Broadway shows today are almost exclusivly for TOURISTS. Snobby New Yorkers look down on Broadway musicals.


The real reason is that there are union contracts that prevent the recording of a show. You would have to work out the royalty payments to the actors, musician, and tech unions before you can simply set up a few cameras, and make a dvd.

Eyebrows 0f Doom
11-02-2007, 07:08 PM
The real reason is that there are union contracts that prevent the recording of a show. You would have to work out the royalty payments to the actors, musician, and tech unions before you can simply set up a few cameras, and make a dvd.
Yeah, that's pretty much it. And for most shows it's simply not cost effective to go through all the legal & financial hurdles. Some recent shows, as I posted in the thread I linked to, have been filmed though so it is possible if they get enough financing.
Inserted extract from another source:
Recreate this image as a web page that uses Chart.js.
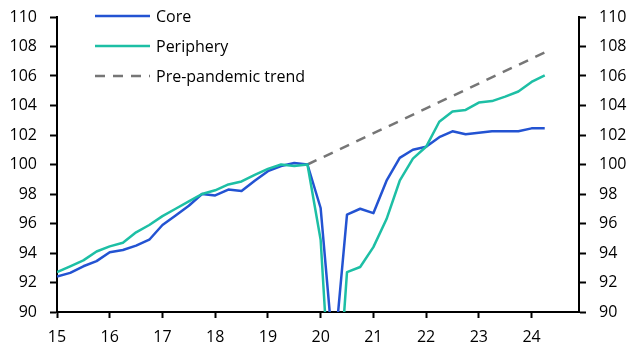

Camera location: Where do you put the camera? You can't dolly it around the stage, it would interfere with the action. So, basically, you've got cameras at a couple of locations around the audience, and you can perhaps swerve them slightly to get some movement, or you can cut between them. That tends to make a static and somewhat jerky thing to view, which gets boring or annoying fairly quickly. I've got a DVD of the Joseph Papp production of PIRATES OF PENZANCE and it's almost unwatchable.
Actually, when they filmed Legally Blonde in September they had a huge crane camera that would swoop in and around the stage, as well as a stedicam operator who would walk on the stage amongst the actors to get close ups. However, this was an invited performance, held on a day the show is normally dark, so there was no paying audience to deal with. They did film Company on a regular performance day, but as that has not yet aired I don't know how it will be cut together. I did read from those who went that they had several crane cameras that would move up and down & that the audience was made aware of this fact before the show.